*Aim of the task*:
In the entries below, which lines run from the one containing "Convert this chart" to the one containing "Arial, Helvetica, sans-serif';"? Copy exactly those lines, ends included, and no others.

──────────────────────────────

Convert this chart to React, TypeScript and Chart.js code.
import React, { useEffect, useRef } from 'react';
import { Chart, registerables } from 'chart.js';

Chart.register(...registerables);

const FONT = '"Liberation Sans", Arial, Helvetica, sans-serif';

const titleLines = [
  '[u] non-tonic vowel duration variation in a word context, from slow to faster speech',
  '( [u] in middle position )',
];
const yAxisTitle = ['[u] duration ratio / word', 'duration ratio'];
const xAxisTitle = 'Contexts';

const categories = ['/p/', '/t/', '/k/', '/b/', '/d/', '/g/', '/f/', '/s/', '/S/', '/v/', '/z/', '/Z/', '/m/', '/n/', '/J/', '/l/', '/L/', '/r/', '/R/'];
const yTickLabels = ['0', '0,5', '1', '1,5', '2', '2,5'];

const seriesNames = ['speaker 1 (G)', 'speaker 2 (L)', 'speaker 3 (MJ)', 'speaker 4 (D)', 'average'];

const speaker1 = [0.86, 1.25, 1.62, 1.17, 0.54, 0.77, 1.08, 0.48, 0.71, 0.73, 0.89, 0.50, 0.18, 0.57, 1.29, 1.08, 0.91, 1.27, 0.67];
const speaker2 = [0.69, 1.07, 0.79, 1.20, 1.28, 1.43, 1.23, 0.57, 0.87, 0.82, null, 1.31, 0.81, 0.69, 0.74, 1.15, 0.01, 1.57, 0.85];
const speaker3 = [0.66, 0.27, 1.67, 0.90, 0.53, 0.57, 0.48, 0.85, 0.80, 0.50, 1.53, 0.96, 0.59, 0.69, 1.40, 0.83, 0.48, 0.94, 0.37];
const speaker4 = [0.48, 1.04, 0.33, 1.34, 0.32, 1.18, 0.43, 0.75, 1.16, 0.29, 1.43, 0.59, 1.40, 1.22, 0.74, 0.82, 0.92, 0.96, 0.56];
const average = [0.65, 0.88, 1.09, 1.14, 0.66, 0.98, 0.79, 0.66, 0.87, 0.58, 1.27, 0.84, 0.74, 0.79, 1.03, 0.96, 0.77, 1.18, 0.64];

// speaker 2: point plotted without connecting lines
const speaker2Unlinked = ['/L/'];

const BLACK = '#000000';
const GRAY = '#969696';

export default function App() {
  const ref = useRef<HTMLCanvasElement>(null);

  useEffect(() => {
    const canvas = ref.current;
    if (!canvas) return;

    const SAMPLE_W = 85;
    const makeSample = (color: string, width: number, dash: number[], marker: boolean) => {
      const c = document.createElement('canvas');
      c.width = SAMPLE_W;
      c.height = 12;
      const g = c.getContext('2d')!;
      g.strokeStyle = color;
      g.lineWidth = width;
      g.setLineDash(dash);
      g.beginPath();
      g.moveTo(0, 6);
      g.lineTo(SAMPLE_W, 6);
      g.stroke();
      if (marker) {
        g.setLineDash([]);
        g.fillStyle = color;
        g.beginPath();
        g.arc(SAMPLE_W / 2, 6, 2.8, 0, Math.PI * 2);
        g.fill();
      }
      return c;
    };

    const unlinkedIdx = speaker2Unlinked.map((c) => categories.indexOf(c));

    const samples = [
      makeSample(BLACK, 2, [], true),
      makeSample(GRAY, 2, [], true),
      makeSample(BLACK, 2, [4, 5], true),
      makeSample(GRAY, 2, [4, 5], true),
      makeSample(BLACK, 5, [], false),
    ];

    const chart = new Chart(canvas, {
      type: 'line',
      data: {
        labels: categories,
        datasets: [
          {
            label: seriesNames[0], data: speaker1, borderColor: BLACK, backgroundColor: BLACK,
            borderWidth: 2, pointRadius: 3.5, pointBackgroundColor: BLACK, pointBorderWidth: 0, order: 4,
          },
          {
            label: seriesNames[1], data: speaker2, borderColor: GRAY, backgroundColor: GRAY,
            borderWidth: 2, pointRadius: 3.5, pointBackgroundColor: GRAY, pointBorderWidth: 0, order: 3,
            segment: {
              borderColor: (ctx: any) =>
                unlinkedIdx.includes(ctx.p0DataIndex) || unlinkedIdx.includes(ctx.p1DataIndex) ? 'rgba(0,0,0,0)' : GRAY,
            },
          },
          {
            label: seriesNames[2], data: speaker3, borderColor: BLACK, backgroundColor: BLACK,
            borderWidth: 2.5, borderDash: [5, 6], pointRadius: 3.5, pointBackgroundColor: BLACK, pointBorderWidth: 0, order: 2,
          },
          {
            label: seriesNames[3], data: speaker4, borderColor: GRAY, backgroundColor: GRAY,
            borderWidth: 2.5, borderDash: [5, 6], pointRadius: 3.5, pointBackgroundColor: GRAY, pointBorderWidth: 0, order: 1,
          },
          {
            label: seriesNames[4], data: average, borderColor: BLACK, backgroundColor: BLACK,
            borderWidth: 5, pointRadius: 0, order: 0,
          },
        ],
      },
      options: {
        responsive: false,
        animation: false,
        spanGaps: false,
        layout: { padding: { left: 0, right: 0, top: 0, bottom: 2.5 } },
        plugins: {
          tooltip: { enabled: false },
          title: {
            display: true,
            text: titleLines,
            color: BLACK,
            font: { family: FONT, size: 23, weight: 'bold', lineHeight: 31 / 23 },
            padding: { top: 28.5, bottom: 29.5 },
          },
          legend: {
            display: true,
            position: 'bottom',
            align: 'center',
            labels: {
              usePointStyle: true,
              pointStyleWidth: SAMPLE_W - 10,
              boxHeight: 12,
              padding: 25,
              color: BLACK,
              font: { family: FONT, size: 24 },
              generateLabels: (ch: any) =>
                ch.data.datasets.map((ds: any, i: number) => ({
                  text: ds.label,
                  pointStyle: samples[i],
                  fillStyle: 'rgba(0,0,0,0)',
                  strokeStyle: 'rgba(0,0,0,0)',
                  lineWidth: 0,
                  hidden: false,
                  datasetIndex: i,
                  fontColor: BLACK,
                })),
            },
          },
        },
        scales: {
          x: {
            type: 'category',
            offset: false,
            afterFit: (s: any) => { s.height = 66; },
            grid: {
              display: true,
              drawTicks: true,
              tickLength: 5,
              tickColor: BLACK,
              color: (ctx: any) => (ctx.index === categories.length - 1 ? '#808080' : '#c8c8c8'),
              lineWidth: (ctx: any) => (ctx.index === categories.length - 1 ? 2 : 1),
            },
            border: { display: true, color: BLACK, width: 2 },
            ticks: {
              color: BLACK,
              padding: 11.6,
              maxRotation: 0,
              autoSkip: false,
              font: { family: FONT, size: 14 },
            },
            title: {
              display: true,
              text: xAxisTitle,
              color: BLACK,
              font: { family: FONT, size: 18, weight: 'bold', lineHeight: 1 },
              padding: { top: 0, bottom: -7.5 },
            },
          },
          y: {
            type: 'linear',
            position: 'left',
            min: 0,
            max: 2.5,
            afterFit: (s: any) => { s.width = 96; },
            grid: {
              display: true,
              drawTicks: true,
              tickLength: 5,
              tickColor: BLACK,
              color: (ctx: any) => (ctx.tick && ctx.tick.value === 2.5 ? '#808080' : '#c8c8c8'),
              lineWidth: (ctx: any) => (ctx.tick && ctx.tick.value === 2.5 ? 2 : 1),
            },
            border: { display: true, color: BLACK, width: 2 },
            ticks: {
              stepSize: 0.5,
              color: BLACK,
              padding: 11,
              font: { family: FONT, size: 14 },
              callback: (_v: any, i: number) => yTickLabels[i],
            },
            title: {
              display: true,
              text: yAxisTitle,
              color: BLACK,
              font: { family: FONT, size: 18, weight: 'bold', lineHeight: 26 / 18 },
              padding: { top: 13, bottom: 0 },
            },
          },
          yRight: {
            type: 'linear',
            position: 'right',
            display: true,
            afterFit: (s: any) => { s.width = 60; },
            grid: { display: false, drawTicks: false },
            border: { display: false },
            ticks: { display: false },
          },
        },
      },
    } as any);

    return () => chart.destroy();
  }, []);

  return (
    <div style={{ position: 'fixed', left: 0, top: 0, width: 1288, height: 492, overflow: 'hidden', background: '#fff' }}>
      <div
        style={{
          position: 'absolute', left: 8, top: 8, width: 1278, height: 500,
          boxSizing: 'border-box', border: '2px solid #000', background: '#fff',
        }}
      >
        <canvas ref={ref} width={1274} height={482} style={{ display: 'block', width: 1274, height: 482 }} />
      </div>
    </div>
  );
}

──────────────────────────────

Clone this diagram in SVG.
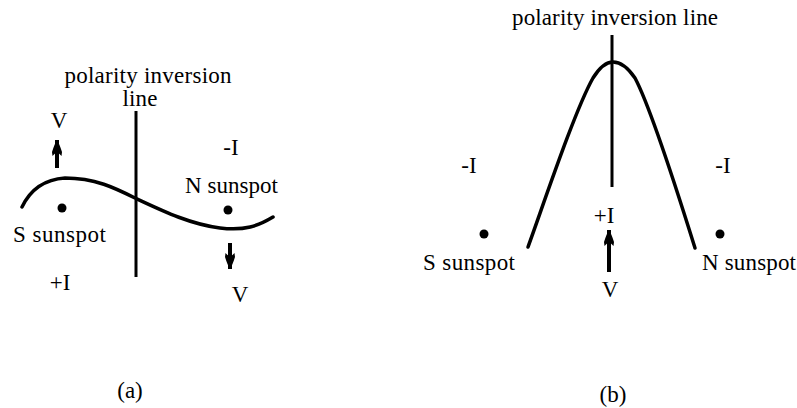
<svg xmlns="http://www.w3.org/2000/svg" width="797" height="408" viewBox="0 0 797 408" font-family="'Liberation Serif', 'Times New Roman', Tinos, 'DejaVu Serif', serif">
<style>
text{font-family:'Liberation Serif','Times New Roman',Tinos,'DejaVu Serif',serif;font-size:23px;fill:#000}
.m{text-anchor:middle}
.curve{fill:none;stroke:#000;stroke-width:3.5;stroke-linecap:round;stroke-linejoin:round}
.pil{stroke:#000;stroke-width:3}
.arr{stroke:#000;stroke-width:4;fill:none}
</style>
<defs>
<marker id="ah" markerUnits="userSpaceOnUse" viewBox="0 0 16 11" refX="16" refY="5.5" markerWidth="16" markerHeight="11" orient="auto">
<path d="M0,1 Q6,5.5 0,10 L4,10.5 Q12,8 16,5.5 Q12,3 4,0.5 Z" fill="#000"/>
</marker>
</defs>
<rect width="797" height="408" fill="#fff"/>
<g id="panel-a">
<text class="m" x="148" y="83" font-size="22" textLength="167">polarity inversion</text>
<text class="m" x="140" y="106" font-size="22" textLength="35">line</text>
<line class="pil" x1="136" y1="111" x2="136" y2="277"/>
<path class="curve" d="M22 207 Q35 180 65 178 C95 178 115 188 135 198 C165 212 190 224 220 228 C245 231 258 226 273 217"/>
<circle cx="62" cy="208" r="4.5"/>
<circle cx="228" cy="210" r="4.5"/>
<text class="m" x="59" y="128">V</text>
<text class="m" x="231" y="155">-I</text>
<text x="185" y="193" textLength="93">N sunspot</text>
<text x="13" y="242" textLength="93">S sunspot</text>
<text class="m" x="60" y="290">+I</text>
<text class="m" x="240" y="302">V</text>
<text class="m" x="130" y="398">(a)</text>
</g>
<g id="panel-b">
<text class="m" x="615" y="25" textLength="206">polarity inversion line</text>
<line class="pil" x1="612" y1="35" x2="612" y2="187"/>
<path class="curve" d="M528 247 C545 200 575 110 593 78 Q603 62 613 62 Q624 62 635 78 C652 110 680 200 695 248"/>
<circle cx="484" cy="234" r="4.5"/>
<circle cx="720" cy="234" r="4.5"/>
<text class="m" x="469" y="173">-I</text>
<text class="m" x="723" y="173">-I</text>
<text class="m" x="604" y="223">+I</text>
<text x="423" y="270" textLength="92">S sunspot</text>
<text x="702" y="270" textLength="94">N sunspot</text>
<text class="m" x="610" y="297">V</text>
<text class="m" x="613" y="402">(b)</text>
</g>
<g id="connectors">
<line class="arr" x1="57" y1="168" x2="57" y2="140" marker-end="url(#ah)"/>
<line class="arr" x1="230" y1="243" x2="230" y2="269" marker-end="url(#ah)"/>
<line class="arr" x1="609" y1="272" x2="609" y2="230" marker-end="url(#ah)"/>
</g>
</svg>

──────────────────────────────

*Response to the task*:
Convert this chart to React, TypeScript and Chart.js code.
import React, { useEffect, useRef } from 'react';
import { Chart, registerables } from 'chart.js';

Chart.register(...registerables);

const FONT = '"Liberation Sans", Arial, Helvetica, sans-serif';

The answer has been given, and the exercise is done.